Será que a liderança em Pyongyang antecipou ou apreciou esse breve símbolo de unidade entre duas nações que ainda estão tecnicamente em guerra?
Concordar com a selfie foi “uma mensagem” do Norte, diz Pacheco Pardo, especulando que a medida teve o consentimento de Pyongyang.
“A Coreia do Norte está indicando que não tem problema com o povo sul-coreano — o problema é com o governo sul-coreano.”
De qualquer forma, o momento não foi totalmente inesperado, após um evento similar em 2016. E dois anos depois, Norte e Sul formaram uma equipe conjunta feminina de hóquei no gelo nos Jogos de Inverno no Sul.
A selfie é uma das poucas interações visíveis do Norte com o mundo exterior durante os Jogos, que também incluiu uma coletiva de imprensa protocolar com os dois jogadores de tênis de mesa.
Fora dos estádios, imagens não verificadas mostraram An segurando uma coleção de pin-badges, que são itens populares trocados por ginastas internacionais.
Após tanta exposição ao mundo ocidental, os atletas provavelmente passarão por um intenso processo de “debriefing” ao retornarem para casa para garantir que mantenham a mensagem, diz Lee.

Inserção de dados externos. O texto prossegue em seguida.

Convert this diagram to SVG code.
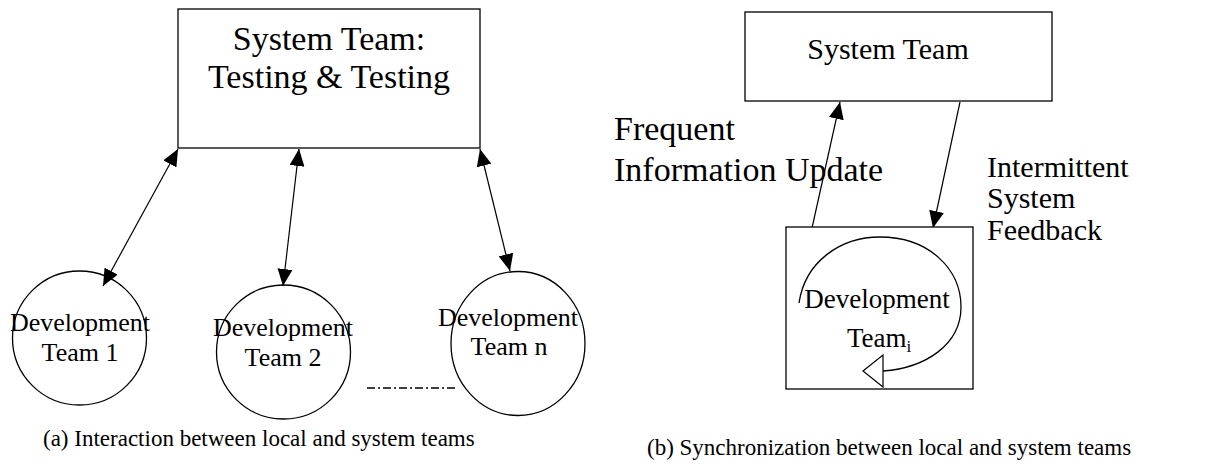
<svg xmlns="http://www.w3.org/2000/svg" width="1218" height="468" viewBox="0 0 1218 468">
<defs>
<style>
text{font-family:"Liberation Serif","Times New Roman",serif;fill:#000}
.box{fill:#fff;stroke:#000;stroke-width:1.3}
.c{fill:none;stroke:#000;stroke-width:1.3}
.ln{stroke:#000;stroke-width:1.2;fill:none}
</style>
<marker id="ah" viewBox="0 0 17 15" refX="17" refY="7.5" markerWidth="17" markerHeight="15" markerUnits="userSpaceOnUse" orient="auto-start-reverse">
<path d="M0,0 L17,7.5 L0,15 Z" fill="#000"/>
</marker>
</defs>
<rect width="1218" height="468" fill="#fff"/>
<g id="connectors">
<line class="ln" x1="178" y1="149" x2="103" y2="286" marker-start="url(#ah)" marker-end="url(#ah)"/>
<line class="ln" x1="299" y1="149" x2="283" y2="286" marker-start="url(#ah)" marker-end="url(#ah)"/>
<line class="ln" x1="480" y1="149" x2="510" y2="271" marker-start="url(#ah)" marker-end="url(#ah)"/>
<line x1="367" y1="388" x2="457" y2="388" stroke="#000" stroke-width="1.6" stroke-dasharray="8 3 2 3"/>
<line class="ln" x1="812" y1="228" x2="840" y2="102" marker-end="url(#ah)"/>
<line class="ln" x1="960" y1="102" x2="933" y2="228" marker-end="url(#ah)"/>
</g>
<g id="system-team-a">
<rect class="box" x="178" y="9" width="302" height="139"/>
<text x="329" y="50" font-size="34" text-anchor="middle">System Team:</text>
<text x="329" y="88" font-size="34" text-anchor="middle">Testing &amp; Testing</text>
</g>
<g id="dev-team-1">
<circle class="c" cx="79.5" cy="338" r="67"/>
<text x="80" y="331" font-size="26" text-anchor="middle">Development</text>
<text x="80" y="361" font-size="26" text-anchor="middle">Team 1</text>
</g>
<g id="dev-team-2">
<circle class="c" cx="283.5" cy="352" r="67"/>
<text x="283" y="336" font-size="26" text-anchor="middle">Development</text>
<text x="283" y="366" font-size="26" text-anchor="middle">Team 2</text>
</g>
<g id="dev-team-n">
<ellipse class="c" cx="518" cy="343.5" rx="67" ry="72"/>
<text x="508" y="326" font-size="26" text-anchor="middle">Development</text>
<text x="509" y="355" font-size="26" text-anchor="middle">Team n</text>
</g>
<text x="43" y="446" font-size="23">(a) Interaction between local and system teams</text>
<g id="system-team-b">
<rect class="box" x="745" y="12" width="307" height="89"/>
<text x="888" y="59" font-size="30" text-anchor="middle">System Team</text>
</g>
<g id="label-frequent">
<text x="614" y="140" font-size="34">Frequent</text>
<text x="614" y="181" font-size="34">Information Update</text>
</g>
<g id="label-intermittent">
<text x="987" y="177" font-size="30">Intermittent</text>
<text x="987" y="208" font-size="30">System</text>
<text x="987" y="240" font-size="30">Feedback</text>
</g>
<g id="dev-team-i">
<rect class="box" x="786" y="227" width="187" height="162"/>
<path class="c" d="M799,303 C805,262 840,237 880,237 C930,237 961,270 961,307 C961,345 925,368 883,371"/>
<path d="M863,371 L883,355 L883,387 Z" fill="#fff" stroke="#000" stroke-width="1.2"/>
<text x="877" y="308" font-size="27" text-anchor="middle">Development</text>
<text x="847" y="347" font-size="27">Team<tspan font-size="17" dy="5">i</tspan></text>
</g>
<text x="647" y="455" font-size="23">(b) Synchronization between local and system teams</text>
</svg>
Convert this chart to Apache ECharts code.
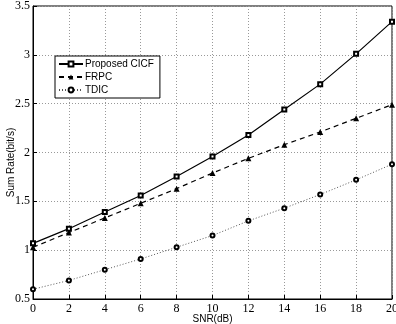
<!DOCTYPE html>
<html lang="en">
<head>
  <meta charset="UTF-8">
  <title>Sum Rate vs SNR</title>
  <style>
    html, body { margin: 0; padding: 0; background: #fff; }
  </style>
</head>
<body>
  <div class="main" style="width: 396px;height:324px;"></div>

  <script src="https://cdn.jsdelivr.net/npm/echarts@6/dist/echarts.min.js"></script>
  <script>
    const snr = [0, 2, 4, 6, 8, 10, 12, 14, 16, 18, 20]
    const cicf = [1.07, 1.22, 1.39, 1.56, 1.755, 1.96, 2.18, 2.44, 2.70, 3.01, 3.34]
    const frpc = [1.03, 1.18, 1.33, 1.48, 1.63, 1.79, 1.94, 2.08, 2.21, 2.35, 2.49]
    const tdic = [0.60, 0.69, 0.80, 0.91, 1.03, 1.15, 1.30, 1.43, 1.57, 1.72, 1.88]
    const names = ['Proposed CICF', 'FRPC', 'TDIC']

    const pairs = arr => arr.map((v, i) => [snr[i], v])

    var myChart = echarts.init(document.querySelector('.main'))

    const tickFont = { fontFamily: 'Liberation Serif', fontSize: 12, color: '#000' }
    const gridLine = { show: true, lineStyle: { color: '#999', type: [1, 2], width: 1 } }

    var option = {
      animation: false,
      grid: {
        left: 33, right: 4, top: 6, bottom: 25,
        containLabel: false, outerBoundsMode: 'none',
        show: true, borderColor: '#000', borderWidth: 1
      },
      legend: {
        orient: 'vertical',
        left: 55, top: 56,
        width: 99,
        padding: [3, 6, 3, 3],
        itemGap: 3,
        itemWidth: 24, itemHeight: 6,
        backgroundColor: '#fff',
        borderColor: '#000', borderWidth: 1, borderRadius: 0,
        textStyle: { fontFamily: 'Liberation Sans', fontSize: 10, color: '#000', padding: [0, 0, 0, -3] },
        data: names
      },
      xAxis: {
        type: 'value', min: 0, max: 20, interval: 2,
        name: 'SNR(dB)', nameLocation: 'middle', nameGap: 15, nameMoveOverlap: false,
        nameTextStyle: { fontFamily: 'Liberation Sans', fontSize: 10, color: '#000' },
        axisLine: { lineStyle: { color: '#000' } },
        axisTick: { inside: true, length: 4, lineStyle: { color: '#000' } },
        axisLabel: Object.assign({ margin: 4 }, tickFont),
        splitLine: gridLine
      },
      yAxis: {
        type: 'value', min: 0.5, max: 3.5, interval: 0.5,
        name: 'Sum Rate(bit/s)', nameLocation: 'middle', nameGap: 17, nameMoveOverlap: false,
        nameTextStyle: { fontFamily: 'Liberation Sans', fontSize: 10, color: '#000', padding: [0, 20, 0, 0] },
        axisLine: { lineStyle: { color: '#000' } },
        axisTick: { inside: true, length: 4, lineStyle: { color: '#000' } },
        axisLabel: Object.assign({ margin: 3 }, tickFont),
        splitLine: gridLine
      },
      series: [
        {
          name: names[0], type: 'line', data: pairs(cicf),
          symbol: 'emptyRect', symbolSize: 4,
          color: '#000',
          lineStyle: { color: '#000', width: 1.2, type: 'solid' },
          itemStyle: { color: '#000', borderColor: '#000', borderWidth: 1.2 }
        },
        {
          name: names[1], type: 'line', data: pairs(frpc),
          symbol: 'triangle', symbolSize: 6,
          color: '#000',
          lineStyle: { color: '#000', width: 1.2, type: [5, 4] },
          itemStyle: { color: '#000' }
        },
        {
          name: names[2], type: 'line', data: pairs(tdic),
          symbol: 'emptyCircle', symbolSize: 4,
          color: '#000',
          lineStyle: { color: '#555', width: 1, type: [1, 2] },
          itemStyle: { color: '#000', borderColor: '#000', borderWidth: 1.2 }
        }
      ]
    }

    myChart.setOption(option)
  </script>
</body>
</html>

Contrariando o mito, qualquer atleta considerado “fracassado” provavelmente não será punido, argumentam os analistas.
Mas eles podem enfrentar extenuantes sessões de “autocrítica”.

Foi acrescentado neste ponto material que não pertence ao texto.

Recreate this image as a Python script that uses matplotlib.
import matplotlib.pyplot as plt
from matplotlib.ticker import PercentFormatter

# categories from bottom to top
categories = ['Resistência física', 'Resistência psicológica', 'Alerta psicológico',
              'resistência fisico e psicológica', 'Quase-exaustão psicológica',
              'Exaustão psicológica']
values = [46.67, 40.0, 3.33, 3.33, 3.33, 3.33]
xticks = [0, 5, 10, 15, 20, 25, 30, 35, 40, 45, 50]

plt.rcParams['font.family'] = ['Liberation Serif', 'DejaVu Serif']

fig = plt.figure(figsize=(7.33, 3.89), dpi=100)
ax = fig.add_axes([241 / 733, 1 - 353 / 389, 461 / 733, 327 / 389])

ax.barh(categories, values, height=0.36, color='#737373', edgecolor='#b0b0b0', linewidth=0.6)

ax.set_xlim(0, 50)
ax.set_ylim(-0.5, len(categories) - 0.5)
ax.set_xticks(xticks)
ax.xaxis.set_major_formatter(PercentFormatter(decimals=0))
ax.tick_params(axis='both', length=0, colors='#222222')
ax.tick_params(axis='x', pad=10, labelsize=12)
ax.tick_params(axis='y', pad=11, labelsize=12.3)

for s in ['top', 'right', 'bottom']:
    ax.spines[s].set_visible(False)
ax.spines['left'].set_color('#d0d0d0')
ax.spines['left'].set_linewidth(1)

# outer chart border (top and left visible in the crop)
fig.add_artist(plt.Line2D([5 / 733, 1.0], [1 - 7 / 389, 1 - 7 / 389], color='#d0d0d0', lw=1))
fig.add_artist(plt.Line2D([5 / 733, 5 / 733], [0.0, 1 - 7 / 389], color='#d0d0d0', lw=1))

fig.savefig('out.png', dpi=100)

“O grande impacto de não ganhar uma medalha não é tanto a punição, mas o fato de não obter todos os benefícios possíveis”, diz Everard.
Atletas vitoriosos podem receber status elevado na sociedade e até prêmios como uma nova casa.
Resta saber se essa nova diplomacia esportiva resultará em conversas significativas entre as duas Coreias.
A relativa boa vontade em Paris foi brevemente ameaçada no início por uma polêmica quando os organizadores confundiram os nomes das duas nações na cerimônia de abertura, pelo que se desculparam posteriormente.
Fora da Arena Bercy, após a ginástica de sábado, uma fã de Seul não estava convencida de que a política mudaria muito. No entanto, ela diz que ver atletas compartilhando um palco era, pelo menos, um lembrete de que todos os coreanos estavam unidos por algo “humano”.